[Start Entries supplied]

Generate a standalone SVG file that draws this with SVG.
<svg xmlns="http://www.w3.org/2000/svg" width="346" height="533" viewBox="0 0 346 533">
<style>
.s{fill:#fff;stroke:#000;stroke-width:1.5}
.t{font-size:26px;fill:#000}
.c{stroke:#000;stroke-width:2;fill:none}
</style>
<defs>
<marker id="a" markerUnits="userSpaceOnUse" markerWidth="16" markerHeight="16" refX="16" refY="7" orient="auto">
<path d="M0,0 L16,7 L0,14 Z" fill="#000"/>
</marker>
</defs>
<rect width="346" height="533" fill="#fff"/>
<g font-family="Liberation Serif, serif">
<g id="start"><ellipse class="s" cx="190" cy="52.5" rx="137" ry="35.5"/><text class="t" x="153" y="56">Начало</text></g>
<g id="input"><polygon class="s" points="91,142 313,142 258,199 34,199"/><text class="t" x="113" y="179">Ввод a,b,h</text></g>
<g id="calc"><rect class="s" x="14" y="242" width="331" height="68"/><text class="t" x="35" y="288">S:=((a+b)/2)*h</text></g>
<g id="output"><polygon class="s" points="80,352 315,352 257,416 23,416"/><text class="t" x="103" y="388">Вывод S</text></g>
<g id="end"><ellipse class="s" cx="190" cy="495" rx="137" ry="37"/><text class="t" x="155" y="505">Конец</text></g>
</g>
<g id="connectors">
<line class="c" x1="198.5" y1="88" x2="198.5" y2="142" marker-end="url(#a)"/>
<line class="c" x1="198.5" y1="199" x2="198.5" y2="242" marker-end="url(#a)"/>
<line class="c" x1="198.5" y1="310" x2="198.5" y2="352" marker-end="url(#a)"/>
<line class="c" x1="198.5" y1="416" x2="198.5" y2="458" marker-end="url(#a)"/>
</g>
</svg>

[End Entries supplied]
[Start Entries supplied]

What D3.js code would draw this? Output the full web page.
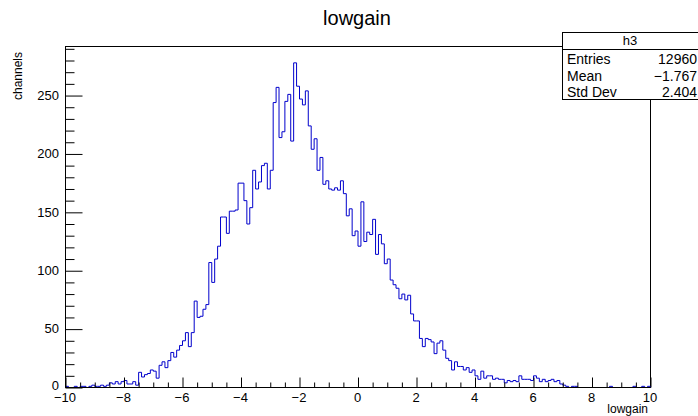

[End Entries supplied]

**Objective:**
Nothing but a number is needed here: how many lines hold the string "this"?

**The result:**
2